Exercise requirements:
Print the entries that appear below, exactly as written and without their pictures.

Listing:
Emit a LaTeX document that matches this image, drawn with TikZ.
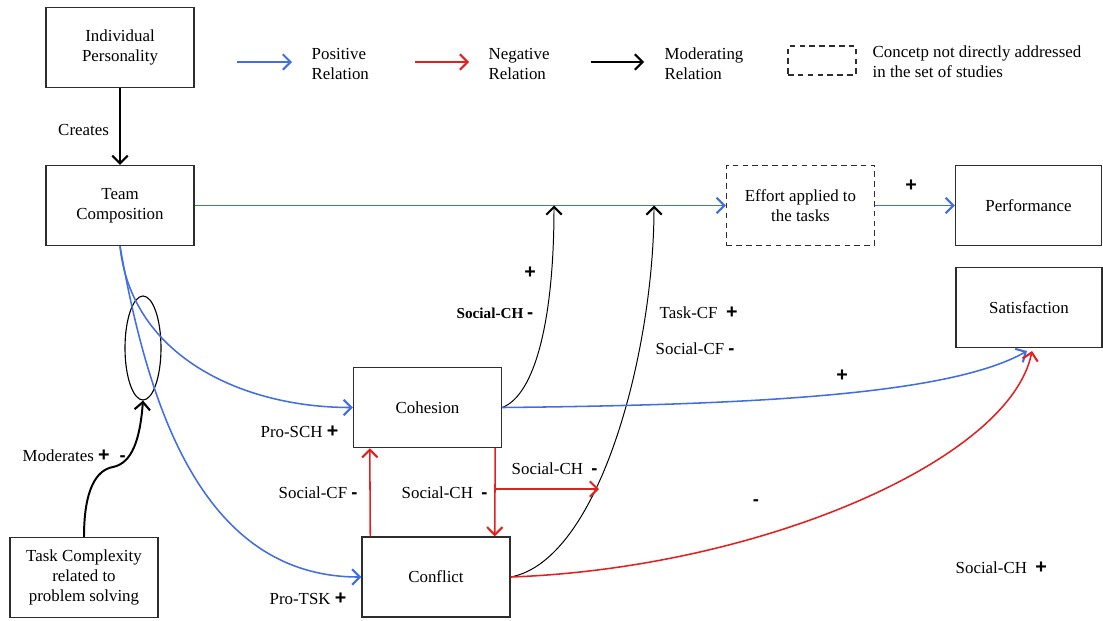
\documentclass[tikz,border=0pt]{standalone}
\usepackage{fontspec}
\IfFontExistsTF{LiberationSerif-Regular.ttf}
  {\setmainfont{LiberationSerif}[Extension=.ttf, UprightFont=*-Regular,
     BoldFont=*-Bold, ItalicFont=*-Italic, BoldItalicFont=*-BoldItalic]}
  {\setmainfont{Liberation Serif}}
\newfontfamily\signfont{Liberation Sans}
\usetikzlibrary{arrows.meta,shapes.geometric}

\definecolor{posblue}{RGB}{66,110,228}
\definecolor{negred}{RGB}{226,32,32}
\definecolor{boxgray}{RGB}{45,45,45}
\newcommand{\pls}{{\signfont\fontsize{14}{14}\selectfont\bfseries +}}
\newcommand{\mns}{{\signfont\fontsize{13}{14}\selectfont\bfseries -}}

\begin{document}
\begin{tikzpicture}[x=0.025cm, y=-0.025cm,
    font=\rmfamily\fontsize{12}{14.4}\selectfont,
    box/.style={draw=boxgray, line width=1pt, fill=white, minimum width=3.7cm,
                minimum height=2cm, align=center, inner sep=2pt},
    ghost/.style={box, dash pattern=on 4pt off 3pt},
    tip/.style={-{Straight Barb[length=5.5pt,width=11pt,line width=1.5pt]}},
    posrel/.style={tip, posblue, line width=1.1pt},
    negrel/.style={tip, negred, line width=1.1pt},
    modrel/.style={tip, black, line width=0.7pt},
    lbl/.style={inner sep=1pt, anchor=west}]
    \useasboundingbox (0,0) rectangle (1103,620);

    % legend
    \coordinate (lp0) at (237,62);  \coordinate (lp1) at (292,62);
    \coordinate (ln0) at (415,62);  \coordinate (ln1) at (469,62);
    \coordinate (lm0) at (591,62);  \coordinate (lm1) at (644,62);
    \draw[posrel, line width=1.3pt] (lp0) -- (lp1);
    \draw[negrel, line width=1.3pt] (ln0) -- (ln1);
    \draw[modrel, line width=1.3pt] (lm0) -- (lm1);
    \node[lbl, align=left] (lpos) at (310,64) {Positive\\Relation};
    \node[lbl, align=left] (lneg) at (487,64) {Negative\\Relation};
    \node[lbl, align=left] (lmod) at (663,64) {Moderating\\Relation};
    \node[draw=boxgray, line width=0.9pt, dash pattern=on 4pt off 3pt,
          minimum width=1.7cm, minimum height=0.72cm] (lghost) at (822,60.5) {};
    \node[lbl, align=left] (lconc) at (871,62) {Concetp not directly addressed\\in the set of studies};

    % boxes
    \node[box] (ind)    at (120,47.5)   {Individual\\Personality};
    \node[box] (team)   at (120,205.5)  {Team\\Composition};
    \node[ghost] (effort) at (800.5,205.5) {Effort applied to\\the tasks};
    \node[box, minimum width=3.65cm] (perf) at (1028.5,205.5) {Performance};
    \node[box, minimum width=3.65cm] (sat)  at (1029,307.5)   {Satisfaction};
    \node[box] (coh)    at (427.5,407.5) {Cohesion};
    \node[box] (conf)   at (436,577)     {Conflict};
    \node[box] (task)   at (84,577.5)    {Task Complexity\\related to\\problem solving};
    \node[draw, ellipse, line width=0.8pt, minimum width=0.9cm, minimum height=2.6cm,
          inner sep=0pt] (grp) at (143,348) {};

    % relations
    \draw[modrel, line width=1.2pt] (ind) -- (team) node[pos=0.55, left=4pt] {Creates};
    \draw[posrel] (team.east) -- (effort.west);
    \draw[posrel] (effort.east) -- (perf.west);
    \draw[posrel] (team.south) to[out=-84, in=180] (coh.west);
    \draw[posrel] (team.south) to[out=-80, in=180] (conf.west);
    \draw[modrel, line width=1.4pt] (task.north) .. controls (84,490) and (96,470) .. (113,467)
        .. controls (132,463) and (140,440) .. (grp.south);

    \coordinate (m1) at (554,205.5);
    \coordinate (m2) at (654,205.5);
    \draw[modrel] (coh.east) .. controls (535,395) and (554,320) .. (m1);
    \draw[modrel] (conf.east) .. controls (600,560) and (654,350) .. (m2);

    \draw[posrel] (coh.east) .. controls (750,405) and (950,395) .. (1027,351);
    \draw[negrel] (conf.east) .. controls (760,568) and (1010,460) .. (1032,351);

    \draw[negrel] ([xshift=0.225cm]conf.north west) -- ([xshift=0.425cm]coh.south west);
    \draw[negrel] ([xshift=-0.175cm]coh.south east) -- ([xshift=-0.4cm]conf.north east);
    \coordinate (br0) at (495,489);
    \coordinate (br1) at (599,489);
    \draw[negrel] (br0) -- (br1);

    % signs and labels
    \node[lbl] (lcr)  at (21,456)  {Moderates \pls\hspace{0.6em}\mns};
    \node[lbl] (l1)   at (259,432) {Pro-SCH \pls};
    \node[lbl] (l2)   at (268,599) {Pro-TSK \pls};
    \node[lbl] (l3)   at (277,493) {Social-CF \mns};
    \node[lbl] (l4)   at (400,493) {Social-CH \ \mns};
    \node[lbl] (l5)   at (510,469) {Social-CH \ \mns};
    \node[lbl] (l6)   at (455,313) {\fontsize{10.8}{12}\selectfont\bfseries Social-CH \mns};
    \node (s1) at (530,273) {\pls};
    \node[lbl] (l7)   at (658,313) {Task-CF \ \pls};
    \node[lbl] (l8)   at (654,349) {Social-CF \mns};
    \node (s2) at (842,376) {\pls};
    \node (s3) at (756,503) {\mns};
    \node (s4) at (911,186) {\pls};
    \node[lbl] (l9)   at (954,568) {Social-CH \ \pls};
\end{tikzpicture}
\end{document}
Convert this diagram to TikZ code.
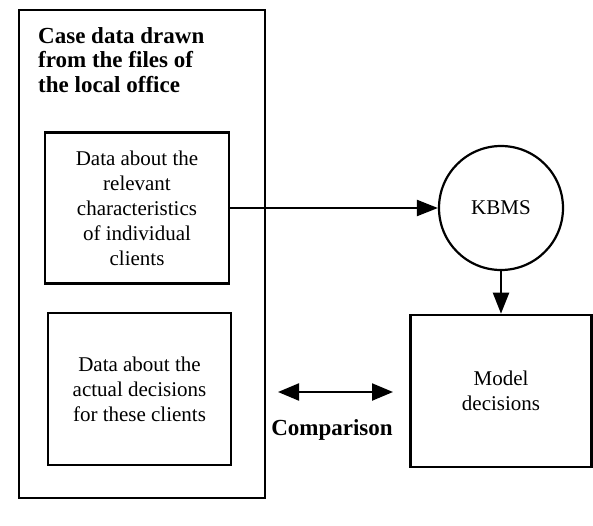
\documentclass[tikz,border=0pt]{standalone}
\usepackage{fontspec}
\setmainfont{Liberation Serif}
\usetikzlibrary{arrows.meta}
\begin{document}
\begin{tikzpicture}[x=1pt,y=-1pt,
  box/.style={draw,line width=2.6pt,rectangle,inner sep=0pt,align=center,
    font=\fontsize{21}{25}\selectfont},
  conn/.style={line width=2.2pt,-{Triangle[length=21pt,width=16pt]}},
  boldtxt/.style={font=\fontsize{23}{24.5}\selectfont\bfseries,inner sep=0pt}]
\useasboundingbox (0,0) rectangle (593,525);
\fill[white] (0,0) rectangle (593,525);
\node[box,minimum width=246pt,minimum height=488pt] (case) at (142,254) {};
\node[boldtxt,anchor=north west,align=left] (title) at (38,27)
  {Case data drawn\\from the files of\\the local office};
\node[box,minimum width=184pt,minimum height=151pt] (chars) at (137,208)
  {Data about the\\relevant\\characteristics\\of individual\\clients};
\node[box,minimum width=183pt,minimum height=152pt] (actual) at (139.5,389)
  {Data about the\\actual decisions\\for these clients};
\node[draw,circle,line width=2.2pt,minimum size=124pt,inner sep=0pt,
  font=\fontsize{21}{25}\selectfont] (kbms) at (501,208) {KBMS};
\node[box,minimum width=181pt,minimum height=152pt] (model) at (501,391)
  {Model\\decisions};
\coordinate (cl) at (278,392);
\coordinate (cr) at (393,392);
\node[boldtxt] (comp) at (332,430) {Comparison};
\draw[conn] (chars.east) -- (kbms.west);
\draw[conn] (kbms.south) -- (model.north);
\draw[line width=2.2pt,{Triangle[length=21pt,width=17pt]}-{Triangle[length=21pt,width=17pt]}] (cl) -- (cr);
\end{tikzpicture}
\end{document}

Task result:
Emit a LaTeX document that matches this image, drawn with TikZ.
\documentclass[tikz,border=0pt]{standalone}
\usepackage{fontspec}
\IfFontExistsTF{LiberationSerif-Regular.ttf}
  {\setmainfont{LiberationSerif}[Extension=.ttf, UprightFont=*-Regular,
     BoldFont=*-Bold, ItalicFont=*-Italic, BoldItalicFont=*-BoldItalic]}
  {\setmainfont{Liberation Serif}}
\newfontfamily\signfont{Liberation Sans}
\usetikzlibrary{arrows.meta,shapes.geometric}

\definecolor{posblue}{RGB}{66,110,228}
\definecolor{negred}{RGB}{226,32,32}
\definecolor{boxgray}{RGB}{45,45,45}
\newcommand{\pls}{{\signfont\fontsize{14}{14}\selectfont\bfseries +}}
\newcommand{\mns}{{\signfont\fontsize{13}{14}\selectfont\bfseries -}}

\begin{document}
\begin{tikzpicture}[x=0.025cm, y=-0.025cm,
    font=\rmfamily\fontsize{12}{14.4}\selectfont,
    box/.style={draw=boxgray, line width=1pt, fill=white, minimum width=3.7cm,
                minimum height=2cm, align=center, inner sep=2pt},
    ghost/.style={box, dash pattern=on 4pt off 3pt},
    tip/.style={-{Straight Barb[length=5.5pt,width=11pt,line width=1.5pt]}},
    posrel/.style={tip, posblue, line width=1.1pt},
    negrel/.style={tip, negred, line width=1.1pt},
    modrel/.style={tip, black, line width=0.7pt},
    lbl/.style={inner sep=1pt, anchor=west}]
    \useasboundingbox (0,0) rectangle (1103,620);

    % legend
    \coordinate (lp0) at (237,62);  \coordinate (lp1) at (292,62);
    \coordinate (ln0) at (415,62);  \coordinate (ln1) at (469,62);
    \coordinate (lm0) at (591,62);  \coordinate (lm1) at (644,62);
    \draw[posrel, line width=1.3pt] (lp0) -- (lp1);
    \draw[negrel, line width=1.3pt] (ln0) -- (ln1);
    \draw[modrel, line width=1.3pt] (lm0) -- (lm1);
    \node[lbl, align=left] (lpos) at (310,64) {Positive\\Relation};
    \node[lbl, align=left] (lneg) at (487,64) {Negative\\Relation};
    \node[lbl, align=left] (lmod) at (663,64) {Moderating\\Relation};
    \node[draw=boxgray, line width=0.9pt, dash pattern=on 4pt off 3pt,
          minimum width=1.7cm, minimum height=0.72cm] (lghost) at (822,60.5) {};
    \node[lbl, align=left] (lconc) at (871,62) {Concetp not directly addressed\\in the set of studies};

    % boxes
    \node[box] (ind)    at (120,47.5)   {Individual\\Personality};
    \node[box] (team)   at (120,205.5)  {Team\\Composition};
    \node[ghost] (effort) at (800.5,205.5) {Effort applied to\\the tasks};
    \node[box, minimum width=3.65cm] (perf) at (1028.5,205.5) {Performance};
    \node[box, minimum width=3.65cm] (sat)  at (1029,307.5)   {Satisfaction};
    \node[box] (coh)    at (427.5,407.5) {Cohesion};
    \node[box] (conf)   at (436,577)     {Conflict};
    \node[box] (task)   at (84,577.5)    {Task Complexity\\related to\\problem solving};
    \node[draw, ellipse, line width=0.8pt, minimum width=0.9cm, minimum height=2.6cm,
          inner sep=0pt] (grp) at (143,348) {};

    % relations
    \draw[modrel, line width=1.2pt] (ind) -- (team) node[pos=0.55, left=4pt] {Creates};
    \draw[posrel] (team.east) -- (effort.west);
    \draw[posrel] (effort.east) -- (perf.west);
    \draw[posrel] (team.south) to[out=-84, in=180] (coh.west);
    \draw[posrel] (team.south) to[out=-80, in=180] (conf.west);
    \draw[modrel, line width=1.4pt] (task.north) .. controls (84,490) and (96,470) .. (113,467)
        .. controls (132,463) and (140,440) .. (grp.south);

    \coordinate (m1) at (554,205.5);
    \coordinate (m2) at (654,205.5);
    \draw[modrel] (coh.east) .. controls (535,395) and (554,320) .. (m1);
    \draw[modrel] (conf.east) .. controls (600,560) and (654,350) .. (m2);

    \draw[posrel] (coh.east) .. controls (750,405) and (950,395) .. (1027,351);
    \draw[negrel] (conf.east) .. controls (760,568) and (1010,460) .. (1032,351);

    \draw[negrel] ([xshift=0.225cm]conf.north west) -- ([xshift=0.425cm]coh.south west);
    \draw[negrel] ([xshift=-0.175cm]coh.south east) -- ([xshift=-0.4cm]conf.north east);
    \coordinate (br0) at (495,489);
    \coordinate (br1) at (599,489);
    \draw[negrel] (br0) -- (br1);

    % signs and labels
    \node[lbl] (lcr)  at (21,456)  {Moderates \pls\hspace{0.6em}\mns};
    \node[lbl] (l1)   at (259,432) {Pro-SCH \pls};
    \node[lbl] (l2)   at (268,599) {Pro-TSK \pls};
    \node[lbl] (l3)   at (277,493) {Social-CF \mns};
    \node[lbl] (l4)   at (400,493) {Social-CH \ \mns};
    \node[lbl] (l5)   at (510,469) {Social-CH \ \mns};
    \node[lbl] (l6)   at (455,313) {\fontsize{10.8}{12}\selectfont\bfseries Social-CH \mns};
    \node (s1) at (530,273) {\pls};
    \node[lbl] (l7)   at (658,313) {Task-CF \ \pls};
    \node[lbl] (l8)   at (654,349) {Social-CF \mns};
    \node (s2) at (842,376) {\pls};
    \node (s3) at (756,503) {\mns};
    \node (s4) at (911,186) {\pls};
    \node[lbl] (l9)   at (954,568) {Social-CH \ \pls};
\end{tikzpicture}
\end{document}
Convert this diagram to TikZ code.
\documentclass[tikz,border=0pt]{standalone}
\usepackage{fontspec}
\setmainfont{Liberation Serif}
\usetikzlibrary{arrows.meta}
\begin{document}
\begin{tikzpicture}[x=1pt,y=-1pt,
  box/.style={draw,line width=2.6pt,rectangle,inner sep=0pt,align=center,
    font=\fontsize{21}{25}\selectfont},
  conn/.style={line width=2.2pt,-{Triangle[length=21pt,width=16pt]}},
  boldtxt/.style={font=\fontsize{23}{24.5}\selectfont\bfseries,inner sep=0pt}]
\useasboundingbox (0,0) rectangle (593,525);
\fill[white] (0,0) rectangle (593,525);
\node[box,minimum width=246pt,minimum height=488pt] (case) at (142,254) {};
\node[boldtxt,anchor=north west,align=left] (title) at (38,27)
  {Case data drawn\\from the files of\\the local office};
\node[box,minimum width=184pt,minimum height=151pt] (chars) at (137,208)
  {Data about the\\relevant\\characteristics\\of individual\\clients};
\node[box,minimum width=183pt,minimum height=152pt] (actual) at (139.5,389)
  {Data about the\\actual decisions\\for these clients};
\node[draw,circle,line width=2.2pt,minimum size=124pt,inner sep=0pt,
  font=\fontsize{21}{25}\selectfont] (kbms) at (501,208) {KBMS};
\node[box,minimum width=181pt,minimum height=152pt] (model) at (501,391)
  {Model\\decisions};
\coordinate (cl) at (278,392);
\coordinate (cr) at (393,392);
\node[boldtxt] (comp) at (332,430) {Comparison};
\draw[conn] (chars.east) -- (kbms.west);
\draw[conn] (kbms.south) -- (model.north);
\draw[line width=2.2pt,{Triangle[length=21pt,width=17pt]}-{Triangle[length=21pt,width=17pt]}] (cl) -- (cr);
\end{tikzpicture}
\end{document}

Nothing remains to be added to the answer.